• **DATA ENTRIES**:
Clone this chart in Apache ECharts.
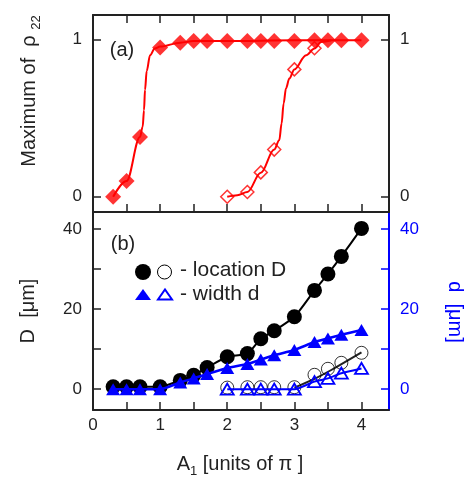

--

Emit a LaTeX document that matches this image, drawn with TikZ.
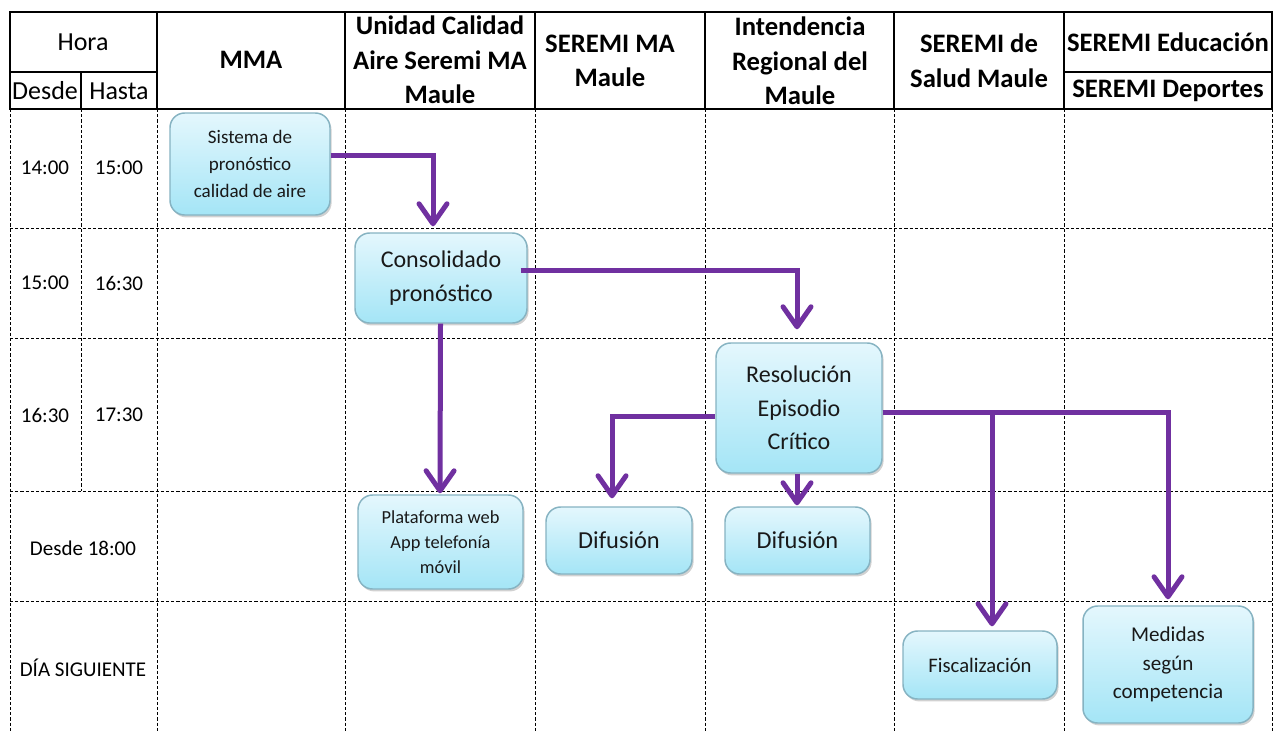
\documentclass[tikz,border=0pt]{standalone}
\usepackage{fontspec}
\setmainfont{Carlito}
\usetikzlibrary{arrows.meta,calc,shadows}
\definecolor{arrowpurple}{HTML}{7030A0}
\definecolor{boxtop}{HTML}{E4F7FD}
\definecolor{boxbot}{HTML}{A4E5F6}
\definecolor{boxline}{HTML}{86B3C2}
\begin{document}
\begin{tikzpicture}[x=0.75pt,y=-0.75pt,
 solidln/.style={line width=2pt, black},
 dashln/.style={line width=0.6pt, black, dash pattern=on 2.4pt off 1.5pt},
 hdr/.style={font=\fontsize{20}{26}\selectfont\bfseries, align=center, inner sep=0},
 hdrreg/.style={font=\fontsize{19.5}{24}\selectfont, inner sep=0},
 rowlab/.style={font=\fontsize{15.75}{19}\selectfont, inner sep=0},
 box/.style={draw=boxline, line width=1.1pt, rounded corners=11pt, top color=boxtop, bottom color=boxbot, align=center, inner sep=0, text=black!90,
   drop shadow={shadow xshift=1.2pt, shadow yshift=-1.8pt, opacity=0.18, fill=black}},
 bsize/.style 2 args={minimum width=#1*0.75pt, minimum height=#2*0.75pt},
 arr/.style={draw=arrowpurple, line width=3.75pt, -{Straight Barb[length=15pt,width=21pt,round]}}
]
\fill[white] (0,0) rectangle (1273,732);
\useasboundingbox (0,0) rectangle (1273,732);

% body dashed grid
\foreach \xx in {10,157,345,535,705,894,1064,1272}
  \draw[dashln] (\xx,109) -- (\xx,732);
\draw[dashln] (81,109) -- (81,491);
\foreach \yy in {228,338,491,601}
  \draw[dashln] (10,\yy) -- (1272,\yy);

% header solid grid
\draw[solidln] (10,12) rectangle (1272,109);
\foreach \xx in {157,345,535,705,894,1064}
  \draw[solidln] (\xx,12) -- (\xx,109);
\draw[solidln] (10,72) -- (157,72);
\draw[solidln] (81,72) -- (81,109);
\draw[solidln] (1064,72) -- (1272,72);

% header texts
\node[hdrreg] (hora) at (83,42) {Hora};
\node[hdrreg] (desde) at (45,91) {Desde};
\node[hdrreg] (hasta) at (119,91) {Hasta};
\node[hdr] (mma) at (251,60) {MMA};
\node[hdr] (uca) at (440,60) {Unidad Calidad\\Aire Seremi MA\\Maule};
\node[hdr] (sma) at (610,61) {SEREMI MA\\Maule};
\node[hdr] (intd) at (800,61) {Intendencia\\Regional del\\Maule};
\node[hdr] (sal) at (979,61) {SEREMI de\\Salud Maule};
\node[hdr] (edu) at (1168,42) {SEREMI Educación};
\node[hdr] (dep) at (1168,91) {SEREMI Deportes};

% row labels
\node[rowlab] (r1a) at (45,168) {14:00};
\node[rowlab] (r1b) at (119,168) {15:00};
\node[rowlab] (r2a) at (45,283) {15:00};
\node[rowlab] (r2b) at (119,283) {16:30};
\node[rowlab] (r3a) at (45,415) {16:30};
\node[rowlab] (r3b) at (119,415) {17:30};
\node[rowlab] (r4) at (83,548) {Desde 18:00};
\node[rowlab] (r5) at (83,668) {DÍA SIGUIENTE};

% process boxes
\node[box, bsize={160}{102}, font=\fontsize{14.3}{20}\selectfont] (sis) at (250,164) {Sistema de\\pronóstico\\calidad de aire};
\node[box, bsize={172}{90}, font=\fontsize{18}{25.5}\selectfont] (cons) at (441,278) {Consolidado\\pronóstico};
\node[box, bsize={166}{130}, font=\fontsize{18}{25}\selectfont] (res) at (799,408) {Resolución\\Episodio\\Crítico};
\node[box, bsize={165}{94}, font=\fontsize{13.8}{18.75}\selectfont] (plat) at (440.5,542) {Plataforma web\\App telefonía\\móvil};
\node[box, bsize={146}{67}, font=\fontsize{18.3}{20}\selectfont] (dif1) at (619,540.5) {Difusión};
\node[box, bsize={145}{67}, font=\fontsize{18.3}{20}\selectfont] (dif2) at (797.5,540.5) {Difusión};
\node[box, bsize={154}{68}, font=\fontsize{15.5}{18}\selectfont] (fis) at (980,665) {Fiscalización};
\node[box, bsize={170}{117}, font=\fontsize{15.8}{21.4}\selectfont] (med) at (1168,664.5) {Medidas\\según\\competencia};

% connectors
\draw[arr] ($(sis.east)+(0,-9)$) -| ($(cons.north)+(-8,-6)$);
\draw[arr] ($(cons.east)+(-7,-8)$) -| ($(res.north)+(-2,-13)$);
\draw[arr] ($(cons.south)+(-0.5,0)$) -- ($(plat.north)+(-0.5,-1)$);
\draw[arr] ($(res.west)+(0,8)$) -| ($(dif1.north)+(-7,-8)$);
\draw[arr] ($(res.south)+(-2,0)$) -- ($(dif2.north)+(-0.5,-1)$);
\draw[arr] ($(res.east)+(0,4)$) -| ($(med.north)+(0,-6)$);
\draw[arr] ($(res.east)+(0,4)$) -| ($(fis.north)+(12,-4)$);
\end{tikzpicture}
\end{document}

* * *

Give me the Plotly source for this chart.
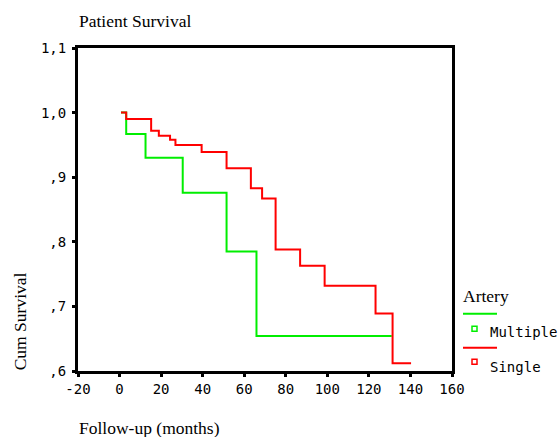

• **TASK BRIEF**: From the line containing "Emit a LaTeX" through the line containing "(10,\yy) -- (1272,\yy);", copy every line above exactly, without pictures.

• **EXERCISE RESPONSE**:
Emit a LaTeX document that matches this image, drawn with TikZ.
\documentclass[tikz,border=0pt]{standalone}
\usepackage{fontspec}
\setmainfont{Carlito}
\usetikzlibrary{arrows.meta,calc,shadows}
\definecolor{arrowpurple}{HTML}{7030A0}
\definecolor{boxtop}{HTML}{E4F7FD}
\definecolor{boxbot}{HTML}{A4E5F6}
\definecolor{boxline}{HTML}{86B3C2}
\begin{document}
\begin{tikzpicture}[x=0.75pt,y=-0.75pt,
 solidln/.style={line width=2pt, black},
 dashln/.style={line width=0.6pt, black, dash pattern=on 2.4pt off 1.5pt},
 hdr/.style={font=\fontsize{20}{26}\selectfont\bfseries, align=center, inner sep=0},
 hdrreg/.style={font=\fontsize{19.5}{24}\selectfont, inner sep=0},
 rowlab/.style={font=\fontsize{15.75}{19}\selectfont, inner sep=0},
 box/.style={draw=boxline, line width=1.1pt, rounded corners=11pt, top color=boxtop, bottom color=boxbot, align=center, inner sep=0, text=black!90,
   drop shadow={shadow xshift=1.2pt, shadow yshift=-1.8pt, opacity=0.18, fill=black}},
 bsize/.style 2 args={minimum width=#1*0.75pt, minimum height=#2*0.75pt},
 arr/.style={draw=arrowpurple, line width=3.75pt, -{Straight Barb[length=15pt,width=21pt,round]}}
]
\fill[white] (0,0) rectangle (1273,732);
\useasboundingbox (0,0) rectangle (1273,732);

% body dashed grid
\foreach \xx in {10,157,345,535,705,894,1064,1272}
  \draw[dashln] (\xx,109) -- (\xx,732);
\draw[dashln] (81,109) -- (81,491);
\foreach \yy in {228,338,491,601}
  \draw[dashln] (10,\yy) -- (1272,\yy);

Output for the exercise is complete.